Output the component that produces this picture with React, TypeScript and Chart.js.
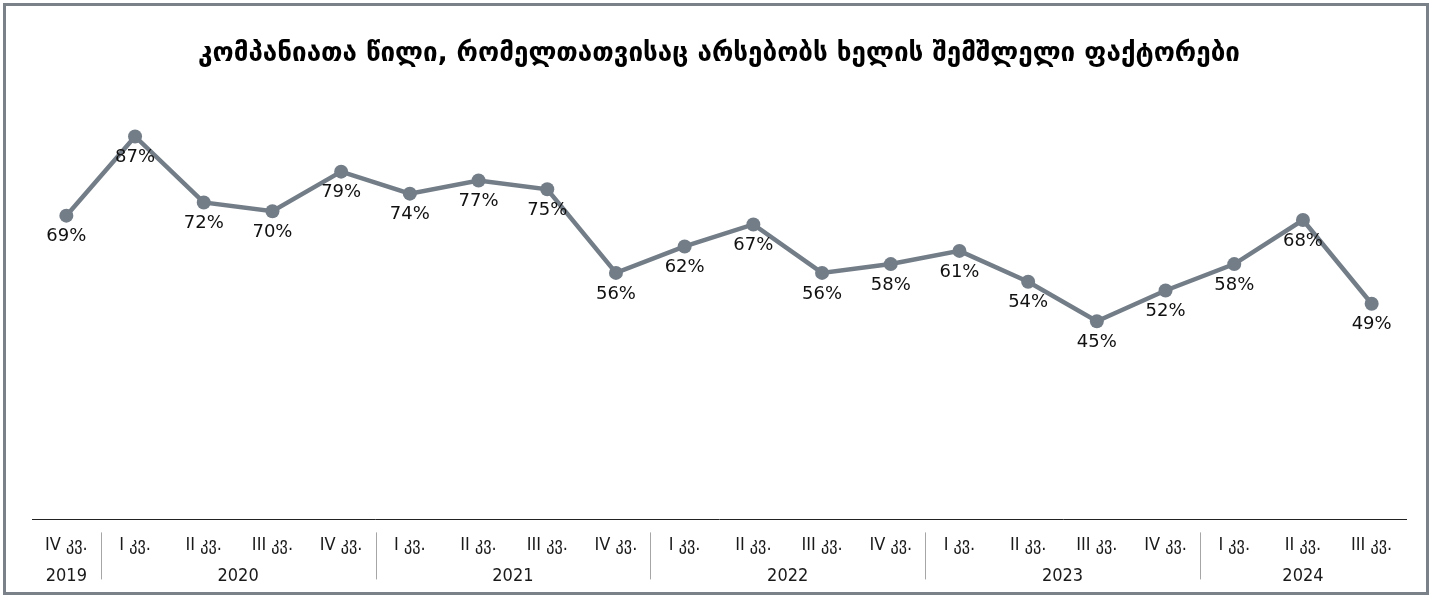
· · ·
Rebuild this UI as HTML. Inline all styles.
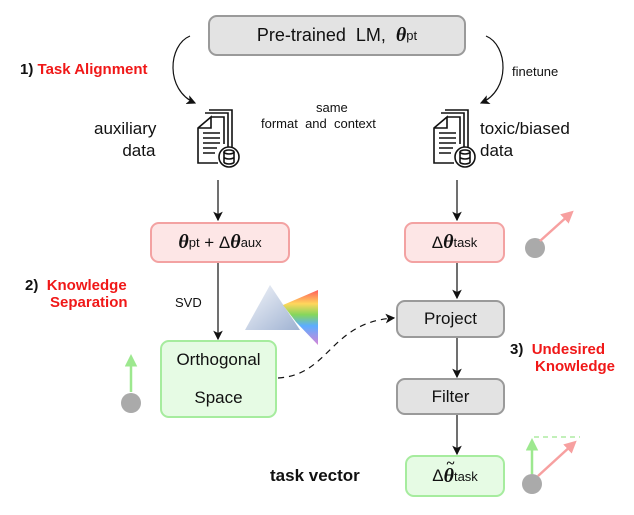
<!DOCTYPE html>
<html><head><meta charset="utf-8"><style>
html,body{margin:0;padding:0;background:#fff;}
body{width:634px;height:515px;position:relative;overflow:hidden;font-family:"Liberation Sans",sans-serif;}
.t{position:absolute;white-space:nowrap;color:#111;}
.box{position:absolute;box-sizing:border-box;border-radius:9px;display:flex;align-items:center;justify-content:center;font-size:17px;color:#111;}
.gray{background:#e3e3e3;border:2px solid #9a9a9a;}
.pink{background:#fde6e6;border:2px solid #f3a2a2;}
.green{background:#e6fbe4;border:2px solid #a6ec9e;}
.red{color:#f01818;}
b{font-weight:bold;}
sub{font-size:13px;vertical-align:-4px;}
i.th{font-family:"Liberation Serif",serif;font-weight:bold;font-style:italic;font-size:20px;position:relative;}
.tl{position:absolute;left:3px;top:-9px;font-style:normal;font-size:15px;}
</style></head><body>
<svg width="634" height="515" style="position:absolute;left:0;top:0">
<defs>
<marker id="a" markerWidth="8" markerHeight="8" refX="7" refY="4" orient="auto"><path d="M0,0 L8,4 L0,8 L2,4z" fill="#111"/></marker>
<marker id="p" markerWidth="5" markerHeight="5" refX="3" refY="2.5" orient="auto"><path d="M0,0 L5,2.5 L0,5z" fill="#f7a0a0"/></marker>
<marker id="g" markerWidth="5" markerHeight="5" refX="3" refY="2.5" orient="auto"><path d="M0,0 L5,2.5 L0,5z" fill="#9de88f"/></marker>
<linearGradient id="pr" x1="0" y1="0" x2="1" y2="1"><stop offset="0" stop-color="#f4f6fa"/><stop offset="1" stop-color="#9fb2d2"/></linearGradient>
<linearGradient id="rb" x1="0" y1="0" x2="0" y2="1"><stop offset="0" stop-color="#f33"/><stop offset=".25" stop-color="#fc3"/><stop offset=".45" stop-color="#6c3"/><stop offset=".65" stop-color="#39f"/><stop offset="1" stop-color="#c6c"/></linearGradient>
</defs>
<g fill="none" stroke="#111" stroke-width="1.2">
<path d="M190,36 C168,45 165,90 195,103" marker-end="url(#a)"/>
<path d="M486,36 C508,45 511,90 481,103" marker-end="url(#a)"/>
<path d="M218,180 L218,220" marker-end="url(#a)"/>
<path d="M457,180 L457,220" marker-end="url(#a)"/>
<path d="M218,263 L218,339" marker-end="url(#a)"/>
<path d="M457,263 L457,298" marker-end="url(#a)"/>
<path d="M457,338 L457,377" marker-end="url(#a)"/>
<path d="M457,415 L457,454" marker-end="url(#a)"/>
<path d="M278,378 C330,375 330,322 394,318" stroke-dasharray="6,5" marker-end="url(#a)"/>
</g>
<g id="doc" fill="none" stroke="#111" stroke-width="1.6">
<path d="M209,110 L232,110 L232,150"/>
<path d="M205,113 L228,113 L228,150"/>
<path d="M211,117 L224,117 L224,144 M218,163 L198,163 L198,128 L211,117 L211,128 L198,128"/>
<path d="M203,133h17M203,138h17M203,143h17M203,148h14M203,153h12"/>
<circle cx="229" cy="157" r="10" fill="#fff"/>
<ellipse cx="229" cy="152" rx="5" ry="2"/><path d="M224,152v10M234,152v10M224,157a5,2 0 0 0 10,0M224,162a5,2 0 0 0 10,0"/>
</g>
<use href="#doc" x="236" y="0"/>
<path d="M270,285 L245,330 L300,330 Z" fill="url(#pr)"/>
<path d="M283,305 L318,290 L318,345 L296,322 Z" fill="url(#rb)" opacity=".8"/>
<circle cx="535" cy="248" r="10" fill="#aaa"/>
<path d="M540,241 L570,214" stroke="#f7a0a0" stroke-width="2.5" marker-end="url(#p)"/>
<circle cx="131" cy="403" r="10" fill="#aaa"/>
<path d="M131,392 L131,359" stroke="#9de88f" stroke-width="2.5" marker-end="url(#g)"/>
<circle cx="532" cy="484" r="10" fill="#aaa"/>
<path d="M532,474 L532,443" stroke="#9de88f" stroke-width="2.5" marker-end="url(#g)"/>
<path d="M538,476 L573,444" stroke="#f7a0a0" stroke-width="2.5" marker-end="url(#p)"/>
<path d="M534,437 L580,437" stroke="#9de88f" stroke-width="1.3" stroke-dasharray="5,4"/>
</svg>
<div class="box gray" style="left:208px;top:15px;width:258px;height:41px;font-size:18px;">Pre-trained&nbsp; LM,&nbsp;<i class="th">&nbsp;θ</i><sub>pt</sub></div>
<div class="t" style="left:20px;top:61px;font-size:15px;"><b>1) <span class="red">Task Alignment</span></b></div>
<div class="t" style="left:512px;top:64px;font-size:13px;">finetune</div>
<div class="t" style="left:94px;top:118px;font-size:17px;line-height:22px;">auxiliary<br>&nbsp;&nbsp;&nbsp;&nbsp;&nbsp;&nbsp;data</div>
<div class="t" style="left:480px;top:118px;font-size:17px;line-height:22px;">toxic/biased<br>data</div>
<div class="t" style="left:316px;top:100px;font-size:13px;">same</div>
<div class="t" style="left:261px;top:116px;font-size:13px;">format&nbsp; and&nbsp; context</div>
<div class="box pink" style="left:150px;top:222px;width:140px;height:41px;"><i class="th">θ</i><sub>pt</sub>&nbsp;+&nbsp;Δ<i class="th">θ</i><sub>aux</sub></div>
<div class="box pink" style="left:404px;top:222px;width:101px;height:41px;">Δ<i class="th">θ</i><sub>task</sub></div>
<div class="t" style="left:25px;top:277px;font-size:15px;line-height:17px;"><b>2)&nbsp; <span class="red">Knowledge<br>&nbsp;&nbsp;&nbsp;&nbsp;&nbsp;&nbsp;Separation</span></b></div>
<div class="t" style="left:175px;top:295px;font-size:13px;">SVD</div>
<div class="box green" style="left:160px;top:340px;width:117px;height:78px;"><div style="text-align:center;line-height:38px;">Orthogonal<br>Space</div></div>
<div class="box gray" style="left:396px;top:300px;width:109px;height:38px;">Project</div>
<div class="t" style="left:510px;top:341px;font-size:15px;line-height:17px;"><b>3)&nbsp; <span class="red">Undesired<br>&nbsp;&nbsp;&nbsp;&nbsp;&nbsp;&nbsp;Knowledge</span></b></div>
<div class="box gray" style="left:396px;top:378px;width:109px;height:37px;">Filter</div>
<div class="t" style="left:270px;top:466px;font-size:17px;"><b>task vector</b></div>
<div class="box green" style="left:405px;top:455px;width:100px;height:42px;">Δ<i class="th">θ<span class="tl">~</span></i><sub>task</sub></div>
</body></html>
· · ·
● Stated problem
Pick out each line containing "this" and report it.

● Solution
Output the component that produces this picture with React, TypeScript and Chart.js.
Rebuild this UI as HTML. Inline all styles.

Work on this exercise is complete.